Professor Antonio M. Echavarren is a Group Leader at the Institute of Chemical Research of Catalonia (ICIQ) in Tarragona, Spain and Professor of Organic Chemistry. He is a Thomson Reuters Highly Cited Researcher (since 2014) and a Fellow of the Royal Society of Chemistry since 2012. In 2015, Professor Echavarren received the Arthur C. Cope Scholar Award of the American Chemical Society.

Ruth Neale, from the CO-ADD Outreach team, had the pleasure of meeting and interviewing Professor Echavarren at the RSC 24th International Symposium: Synthesis in Organic Chemistry (OS24) in Cambridge, UK, in July 2015. Professor Echavarren was a keynote speaker at OS24, talk title: Total Synthesis via gold-catalyzed cycloisomerizations

Professor Antonio M. Echavarren

Professor Antonio Echavarren, ICIQ

Antonio was born in Bilbao (Basque Country, Spain) and obtained his PhD at the Universidad Autónoma de Madrid (UAM) in 1982 with Prof. Francisco Fariña. After a postdoctoral stay in Boston College with Prof. T. Ross Kelly, he joined the UAM as an Assistant Professor (1984-86). Following a two years period as a NATO-fellow in the group of Prof. John K. Stille in Colorado State University, he joined the Institute of Organic Chemistry of the CSIC (Spanish Research Council) in Madrid where he stayed until 1992. That year he returned to the Universidad Autónoma de Madrid as a Professor of Organic Chemistry.

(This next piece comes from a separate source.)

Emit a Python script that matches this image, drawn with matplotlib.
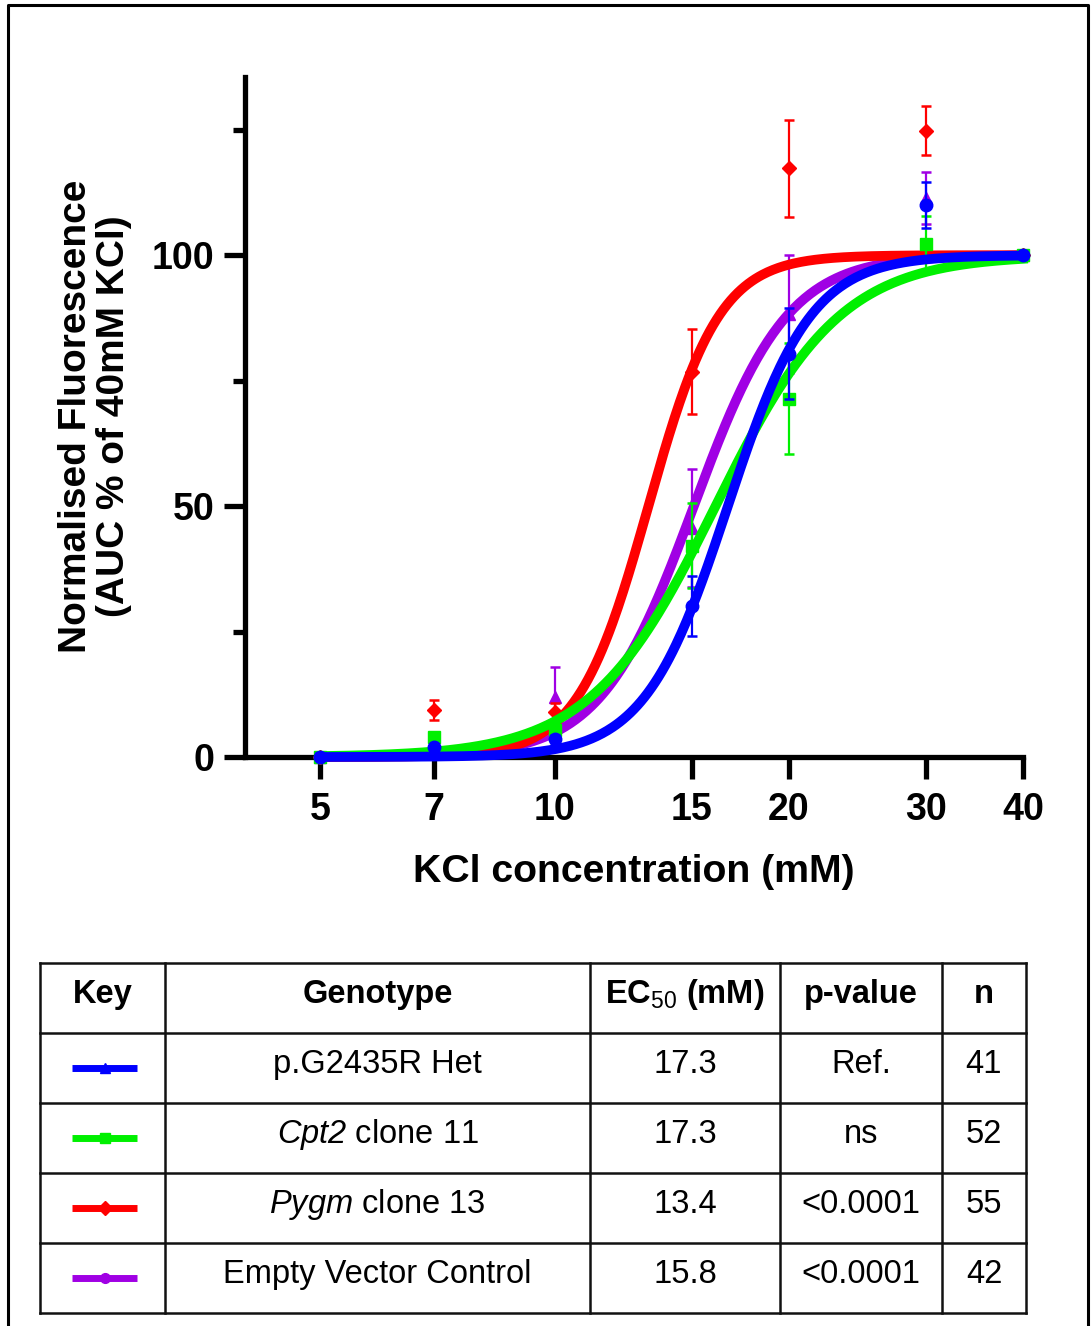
import numpy as np
import matplotlib.pyplot as plt
from matplotlib.ticker import NullLocator

plt.rcParams['font.family'] = ['Liberation Sans', 'DejaVu Sans']
plt.rcParams['mathtext.fontset'] = 'custom'
plt.rcParams['mathtext.rm'] = 'Liberation Sans'
plt.rcParams['mathtext.sf'] = 'Liberation Sans:italic'
plt.rcParams['mathtext.bf'] = 'Liberation Sans:bold'

# KCl concentrations (mM)
kcl = [5, 7, 10, 15, 20, 30, 40]

# mean normalised AUC (% of 40 mM KCl response) with SEM
het_mean = [0, 1.9, 3.5, 30.1, 80.4, 110.0, 100]
het_sem = [0, 0.5, 0.8, 6.0, 9.0, 4.5, 0]
cpt2_mean = [0, 3.9, 5.4, 42.1, 71.4, 102.3, 100]
cpt2_sem = [0, 0.8, 1.5, 8.5, 11.0, 5.6, 0]
pygm_mean = [0, 9.4, 9.0, 76.8, 117.3, 124.8, 100]
pygm_sem = [0, 2.0, 1.8, 8.5, 9.7, 4.9, 0]
evc_mean = [0, 1.5, 12.0, 45.6, 88.3, 111.4, 100]
evc_sem = [0, 0.8, 6.0, 11.8, 11.7, 5.2, 0]

# sigmoid fits: midpoint (mM) and Hill slope, order het, cpt2, pygm, evc
fit_mid = [16.7, 16.1, 13.2, 15.1]
fit_slope = [8.1, 5.4, 9.5, 7.2]

# table contents (sf is mapped to the italic face for gene names)
genotypes = ["p.G2435R Het", r"$\mathsf{Cpt2}$ clone 11",
             r"$\mathsf{Pygm}$ clone 13", "Empty Vector Control"]
ec50 = ["17.3", "17.3", "13.4", "15.8"]
p_values = ["Ref.", "ns", "<0.0001", "<0.0001"]
n_cells = ["41", "52", "55", "42"]

colors = ["#0000FF", "#00F000", "#FF0000", "#A000E4"]
markers = ["o", "s", "D", "^"]
msizes = [9, 8, 7, 9]
key_markers = ["^", "s", "D", "o"]
means = [het_mean, cpt2_mean, pygm_mean, evc_mean]
sems = [het_sem, cpt2_sem, pygm_sem, evc_sem]
zorders = [6, 5, 4, 3]

W, H = 1092, 1326
fig = plt.figure(figsize=(W / 100, H / 100), dpi=100)
ax = fig.add_axes([245 / W, 1 - 757 / H, (1023 - 245) / W, (757 - 77) / H])

xs = np.geomspace(5, 40, 400)
for i in [3, 2, 1, 0]:
    curve = 100 / (1 + (fit_mid[i] / xs) ** fit_slope[i])
    ax.plot(xs, curve, color=colors[i], lw=7, zorder=zorders[i], clip_on=False)
    ax.errorbar(kcl, means[i], yerr=sems[i], fmt=markers[i], color=colors[i],
                ms=msizes[i], capsize=3.6, elinewidth=1.6, capthick=1.8,
                zorder=zorders[i] + 0.5, clip_on=False)

ax.set_xscale('log')
ax.set_xlim(4, 40)
ax.set_ylim(0, 135.5)
ax.set_xticks(kcl)
ax.set_xticklabels([str(k) for k in kcl], fontsize=27, fontweight='bold')
ax.xaxis.set_minor_locator(NullLocator())
ax.set_yticks([0, 50, 100])
ax.set_yticklabels(["0", "50", "100"], fontsize=27, fontweight='bold')
ax.set_yticks([25, 75, 125], minor=True)

for side in ['top', 'right']:
    ax.spines[side].set_visible(False)
for side in ['left', 'bottom']:
    ax.spines[side].set_linewidth(3.8)
ax.tick_params(axis='x', which='major', length=16, width=3.8, pad=9)
ax.tick_params(axis='y', which='major', length=15, width=3.8, pad=7)
ax.tick_params(axis='y', which='minor', length=8.6, width=3.8)

# overlay in pixel units for labels, frame and key table
ov = fig.add_axes([0, 0, 1, 1])
ov.set_xlim(0, W)
ov.set_ylim(H, 0)
ov.axis('off')

ov.text(634, 882, "KCl concentration (mM)", fontsize=28.3, fontweight='bold',
        ha='center', va='baseline')
ov.text(95, 416, "Normalised Fluorescence\n(AUC % of 40mM KCl)", fontsize=28,
        fontweight='bold', rotation=90, ha='center', va='center',
        multialignment='center', linespacing=1.05)

ov.plot([8, 8, 1088, 1088], [H + 5, 5, 5, H + 5], color='black', lw=2.2,
        clip_on=False)

col_edges = [40, 165, 590, 780, 942, 1026]
row_edges = [963, 1033, 1103, 1173, 1243, 1313]
for y in row_edges:
    ov.plot([col_edges[0], col_edges[-1]], [y, y], color='#111111', lw=1.8,
            solid_capstyle='projecting')
for x in col_edges:
    ov.plot([x, x], [row_edges[0], row_edges[-1]], color='#111111', lw=1.8,
            solid_capstyle='projecting')

centers = [(a + b) / 2 for a, b in zip(col_edges[:-1], col_edges[1:])]
headers = ["Key", "Genotype", r"EC$_{\mathrm{50}}$ (mM)", "p-value", "n"]
for cx, label in zip(centers, headers):
    ov.text(cx, row_edges[0] + 40, label, fontsize=23.5, fontweight='bold',
            ha='center', va='baseline')

for i in range(4):
    top = row_edges[i + 1]
    yc = top + 35
    ov.plot([72, 137], [yc, yc], color=colors[i], lw=5, solid_capstyle='butt')
    ov.plot([104.5], [yc], marker=key_markers[i], color=colors[i], ms=7)
    row = [genotypes[i], ec50[i], p_values[i], n_cells[i]]
    for cx, label in zip(centers[1:], row):
        ov.text(cx, top + 40, label, fontsize=23.5, ha='center', va='baseline')

fig.savefig("out.png", dpi=100)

He is also Professor of Research of the CSIC since 2004. He was appointed in 2004 as Group Leader at the Institute of Chemical Research of Catalonia (ICIQ) in Tarragona, Spain.

What is your research about?

My research interests center on the development of new catalytic methods based on the organometallic chemistry of transition metals as well as the synthesis of natural products and polyarenes. Our group mainly works on the design of new gold catalysts and the development of new strategies for the synthesis of complex, biologically active molecules as well as for the synthesis of other molecules relevant in material science.of the CSIC since 2004.

What sort of compounds are you screening for antimicrobial activity with CO-ADD?

For the CO-ADD screening we are testing several complex molecules synthesized en route to biologically active natural products based on strategies that demonstrate the scope of methods that we have developed using electrophilic metal complexes of gold as catalysts.

How could CO-ADD contribute to your research?

We have are developing several medicinal chemistry programs at ICIQ for the development of more selective analogues of some antitumor compounds. Joining the CO-ADD initiative has enabled us to further explore the biological relevance of some of our synthetic molecules.